WORK REQUIRED:
Copy out the records precisely, omitting pictures.

****

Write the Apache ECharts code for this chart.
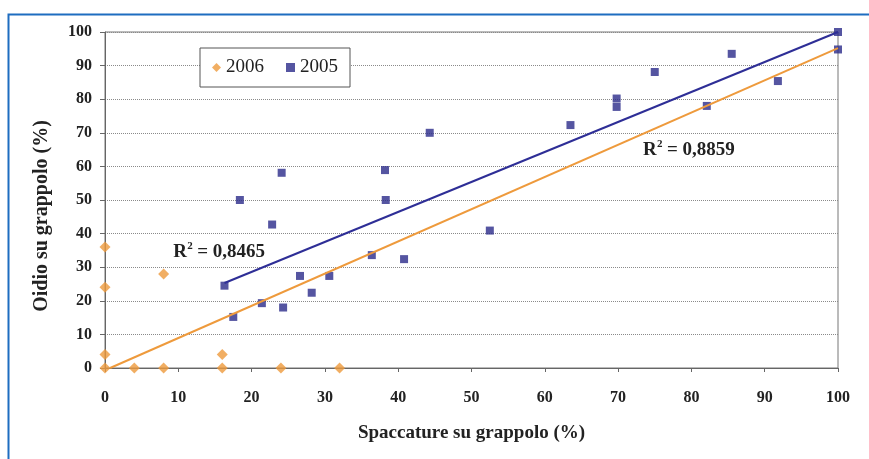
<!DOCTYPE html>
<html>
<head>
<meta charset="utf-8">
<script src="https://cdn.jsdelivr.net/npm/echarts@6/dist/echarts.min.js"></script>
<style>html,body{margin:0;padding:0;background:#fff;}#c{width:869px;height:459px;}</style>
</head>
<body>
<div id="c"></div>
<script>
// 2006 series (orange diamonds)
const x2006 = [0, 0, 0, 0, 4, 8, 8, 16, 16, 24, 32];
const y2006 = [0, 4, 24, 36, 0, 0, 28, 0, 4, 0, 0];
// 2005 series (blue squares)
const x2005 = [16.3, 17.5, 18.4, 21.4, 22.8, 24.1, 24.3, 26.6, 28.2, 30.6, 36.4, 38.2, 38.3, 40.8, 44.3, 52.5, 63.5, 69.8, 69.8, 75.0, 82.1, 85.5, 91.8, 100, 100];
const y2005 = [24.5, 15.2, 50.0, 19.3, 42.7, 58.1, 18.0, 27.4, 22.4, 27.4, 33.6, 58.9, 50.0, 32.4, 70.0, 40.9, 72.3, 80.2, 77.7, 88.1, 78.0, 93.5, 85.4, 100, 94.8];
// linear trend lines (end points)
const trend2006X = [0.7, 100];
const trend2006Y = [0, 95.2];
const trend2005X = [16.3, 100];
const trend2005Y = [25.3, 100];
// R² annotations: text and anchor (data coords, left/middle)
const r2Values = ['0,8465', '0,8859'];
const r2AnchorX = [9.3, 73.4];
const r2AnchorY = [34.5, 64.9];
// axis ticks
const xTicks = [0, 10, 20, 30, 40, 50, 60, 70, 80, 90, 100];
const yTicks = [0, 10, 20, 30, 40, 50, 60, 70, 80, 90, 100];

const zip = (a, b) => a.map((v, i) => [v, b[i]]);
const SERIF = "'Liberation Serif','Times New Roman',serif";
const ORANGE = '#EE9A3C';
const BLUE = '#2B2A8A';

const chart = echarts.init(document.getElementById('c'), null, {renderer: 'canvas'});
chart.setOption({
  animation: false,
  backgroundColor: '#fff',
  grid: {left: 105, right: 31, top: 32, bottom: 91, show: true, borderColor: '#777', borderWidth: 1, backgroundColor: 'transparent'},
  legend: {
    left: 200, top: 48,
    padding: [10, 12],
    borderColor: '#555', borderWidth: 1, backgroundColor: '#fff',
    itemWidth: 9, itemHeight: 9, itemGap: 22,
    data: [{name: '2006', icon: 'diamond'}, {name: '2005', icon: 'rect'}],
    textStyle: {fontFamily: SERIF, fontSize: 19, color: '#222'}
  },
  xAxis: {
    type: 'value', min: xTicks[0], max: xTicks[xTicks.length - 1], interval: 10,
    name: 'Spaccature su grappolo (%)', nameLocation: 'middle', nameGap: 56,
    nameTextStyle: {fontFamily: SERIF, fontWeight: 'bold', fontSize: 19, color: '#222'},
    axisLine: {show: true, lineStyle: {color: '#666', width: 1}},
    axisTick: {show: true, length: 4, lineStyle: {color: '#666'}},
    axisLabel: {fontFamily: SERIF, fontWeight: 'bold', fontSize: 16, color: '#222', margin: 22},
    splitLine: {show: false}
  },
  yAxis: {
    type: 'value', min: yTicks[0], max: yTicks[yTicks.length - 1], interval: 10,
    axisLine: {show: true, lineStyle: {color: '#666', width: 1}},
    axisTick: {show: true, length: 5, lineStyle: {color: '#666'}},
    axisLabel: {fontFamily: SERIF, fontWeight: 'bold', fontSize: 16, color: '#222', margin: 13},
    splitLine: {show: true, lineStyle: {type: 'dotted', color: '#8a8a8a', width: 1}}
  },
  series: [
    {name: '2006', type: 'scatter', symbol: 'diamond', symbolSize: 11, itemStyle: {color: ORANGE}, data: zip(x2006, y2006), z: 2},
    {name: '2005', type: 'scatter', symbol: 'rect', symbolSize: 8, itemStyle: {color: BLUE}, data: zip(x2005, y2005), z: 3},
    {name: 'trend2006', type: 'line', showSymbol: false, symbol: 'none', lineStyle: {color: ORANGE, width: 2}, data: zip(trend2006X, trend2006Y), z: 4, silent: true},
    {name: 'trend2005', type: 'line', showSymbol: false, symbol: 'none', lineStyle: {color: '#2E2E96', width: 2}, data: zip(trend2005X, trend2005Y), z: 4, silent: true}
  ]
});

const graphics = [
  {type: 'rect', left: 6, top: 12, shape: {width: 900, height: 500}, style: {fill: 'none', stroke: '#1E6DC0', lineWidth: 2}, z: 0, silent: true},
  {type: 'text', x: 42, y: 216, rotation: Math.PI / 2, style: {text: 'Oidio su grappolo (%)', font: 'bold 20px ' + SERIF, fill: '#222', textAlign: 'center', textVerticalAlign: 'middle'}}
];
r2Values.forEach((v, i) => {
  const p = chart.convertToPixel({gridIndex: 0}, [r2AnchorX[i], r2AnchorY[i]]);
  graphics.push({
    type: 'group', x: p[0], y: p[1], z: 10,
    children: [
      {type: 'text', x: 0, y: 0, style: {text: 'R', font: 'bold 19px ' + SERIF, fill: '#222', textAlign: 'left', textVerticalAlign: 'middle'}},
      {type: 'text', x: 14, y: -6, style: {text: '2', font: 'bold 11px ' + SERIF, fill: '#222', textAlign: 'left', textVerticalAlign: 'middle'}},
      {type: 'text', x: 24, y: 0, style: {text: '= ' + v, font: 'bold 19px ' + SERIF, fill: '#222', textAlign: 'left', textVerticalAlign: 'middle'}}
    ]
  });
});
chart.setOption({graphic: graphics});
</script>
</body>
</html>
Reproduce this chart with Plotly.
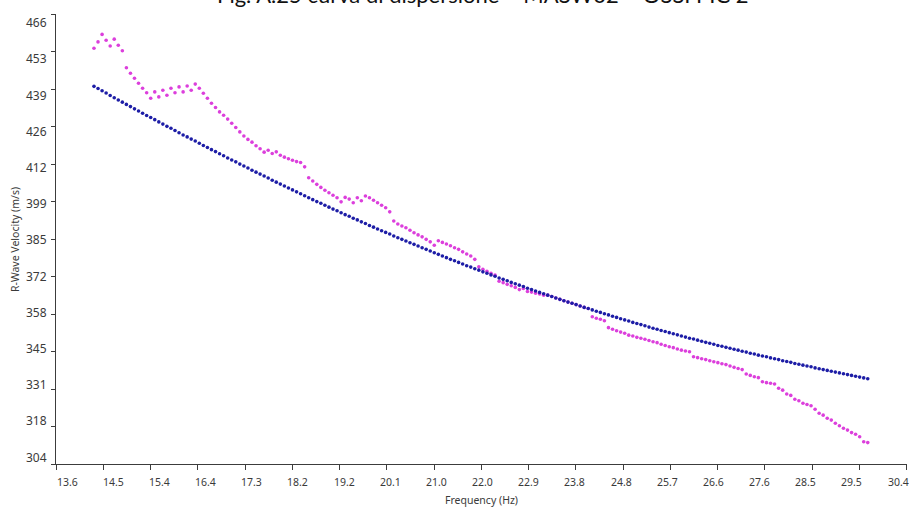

****

CORRECT RESULT:
Write the Apache ECharts code for this chart.
<!DOCTYPE html>
<html>
<head>
<meta charset="utf-8">
<script src="https://cdn.jsdelivr.net/npm/echarts@6/dist/echarts.min.js"></script>
<style>html,body{margin:0;padding:0;background:#fff;}#c{width:869px;height:459px;}</style>
</head>
<body>
<div id="c"></div>
<script>
// 2006 series (orange diamonds)
const x2006 = [0, 0, 0, 0, 4, 8, 8, 16, 16, 24, 32];
const y2006 = [0, 4, 24, 36, 0, 0, 28, 0, 4, 0, 0];
// 2005 series (blue squares)
const x2005 = [16.3, 17.5, 18.4, 21.4, 22.8, 24.1, 24.3, 26.6, 28.2, 30.6, 36.4, 38.2, 38.3, 40.8, 44.3, 52.5, 63.5, 69.8, 69.8, 75.0, 82.1, 85.5, 91.8, 100, 100];
const y2005 = [24.5, 15.2, 50.0, 19.3, 42.7, 58.1, 18.0, 27.4, 22.4, 27.4, 33.6, 58.9, 50.0, 32.4, 70.0, 40.9, 72.3, 80.2, 77.7, 88.1, 78.0, 93.5, 85.4, 100, 94.8];
// linear trend lines (end points)
const trend2006X = [0.7, 100];
const trend2006Y = [0, 95.2];
const trend2005X = [16.3, 100];
const trend2005Y = [25.3, 100];
// R² annotations: text and anchor (data coords, left/middle)
const r2Values = ['0,8465', '0,8859'];
const r2AnchorX = [9.3, 73.4];
const r2AnchorY = [34.5, 64.9];
// axis ticks
const xTicks = [0, 10, 20, 30, 40, 50, 60, 70, 80, 90, 100];
const yTicks = [0, 10, 20, 30, 40, 50, 60, 70, 80, 90, 100];

const zip = (a, b) => a.map((v, i) => [v, b[i]]);
const SERIF = "'Liberation Serif','Times New Roman',serif";
const ORANGE = '#EE9A3C';
const BLUE = '#2B2A8A';

const chart = echarts.init(document.getElementById('c'), null, {renderer: 'canvas'});
chart.setOption({
  animation: false,
  backgroundColor: '#fff',
  grid: {left: 105, right: 31, top: 32, bottom: 91, show: true, borderColor: '#777', borderWidth: 1, backgroundColor: 'transparent'},
  legend: {
    left: 200, top: 48,
    padding: [10, 12],
    borderColor: '#555', borderWidth: 1, backgroundColor: '#fff',
    itemWidth: 9, itemHeight: 9, itemGap: 22,
    data: [{name: '2006', icon: 'diamond'}, {name: '2005', icon: 'rect'}],
    textStyle: {fontFamily: SERIF, fontSize: 19, color: '#222'}
  },
  xAxis: {
    type: 'value', min: xTicks[0], max: xTicks[xTicks.length - 1], interval: 10,
    name: 'Spaccature su grappolo (%)', nameLocation: 'middle', nameGap: 56,
    nameTextStyle: {fontFamily: SERIF, fontWeight: 'bold', fontSize: 19, color: '#222'},
    axisLine: {show: true, lineStyle: {color: '#666', width: 1}},
    axisTick: {show: true, length: 4, lineStyle: {color: '#666'}},
    axisLabel: {fontFamily: SERIF, fontWeight: 'bold', fontSize: 16, color: '#222', margin: 22},
    splitLine: {show: false}
  },
  yAxis: {
    type: 'value', min: yTicks[0], max: yTicks[yTicks.length - 1], interval: 10,
    axisLine: {show: true, lineStyle: {color: '#666', width: 1}},
    axisTick: {show: true, length: 5, lineStyle: {color: '#666'}},
    axisLabel: {fontFamily: SERIF, fontWeight: 'bold', fontSize: 16, color: '#222', margin: 13},
    splitLine: {show: true, lineStyle: {type: 'dotted', color: '#8a8a8a', width: 1}}
  },
  series: [
    {name: '2006', type: 'scatter', symbol: 'diamond', symbolSize: 11, itemStyle: {color: ORANGE}, data: zip(x2006, y2006), z: 2},
    {name: '2005', type: 'scatter', symbol: 'rect', symbolSize: 8, itemStyle: {color: BLUE}, data: zip(x2005, y2005), z: 3},
    {name: 'trend2006', type: 'line', showSymbol: false, symbol: 'none', lineStyle: {color: ORANGE, width: 2}, data: zip(trend2006X, trend2006Y), z: 4, silent: true},
    {name: 'trend2005', type: 'line', showSymbol: false, symbol: 'none', lineStyle: {color: '#2E2E96', width: 2}, data: zip(trend2005X, trend2005Y), z: 4, silent: true}
  ]
});

const graphics = [
  {type: 'rect', left: 6, top: 12, shape: {width: 900, height: 500}, style: {fill: 'none', stroke: '#1E6DC0', lineWidth: 2}, z: 0, silent: true},
  {type: 'text', x: 42, y: 216, rotation: Math.PI / 2, style: {text: 'Oidio su grappolo (%)', font: 'bold 20px ' + SERIF, fill: '#222', textAlign: 'center', textVerticalAlign: 'middle'}}
];
r2Values.forEach((v, i) => {
  const p = chart.convertToPixel({gridIndex: 0}, [r2AnchorX[i], r2AnchorY[i]]);
  graphics.push({
    type: 'group', x: p[0], y: p[1], z: 10,
    children: [
      {type: 'text', x: 0, y: 0, style: {text: 'R', font: 'bold 19px ' + SERIF, fill: '#222', textAlign: 'left', textVerticalAlign: 'middle'}},
      {type: 'text', x: 14, y: -6, style: {text: '2', font: 'bold 11px ' + SERIF, fill: '#222', textAlign: 'left', textVerticalAlign: 'middle'}},
      {type: 'text', x: 24, y: 0, style: {text: '= ' + v, font: 'bold 19px ' + SERIF, fill: '#222', textAlign: 'left', textVerticalAlign: 'middle'}}
    ]
  });
});
chart.setOption({graphic: graphics});
</script>
</body>
</html>
Reproduce this chart with Plotly.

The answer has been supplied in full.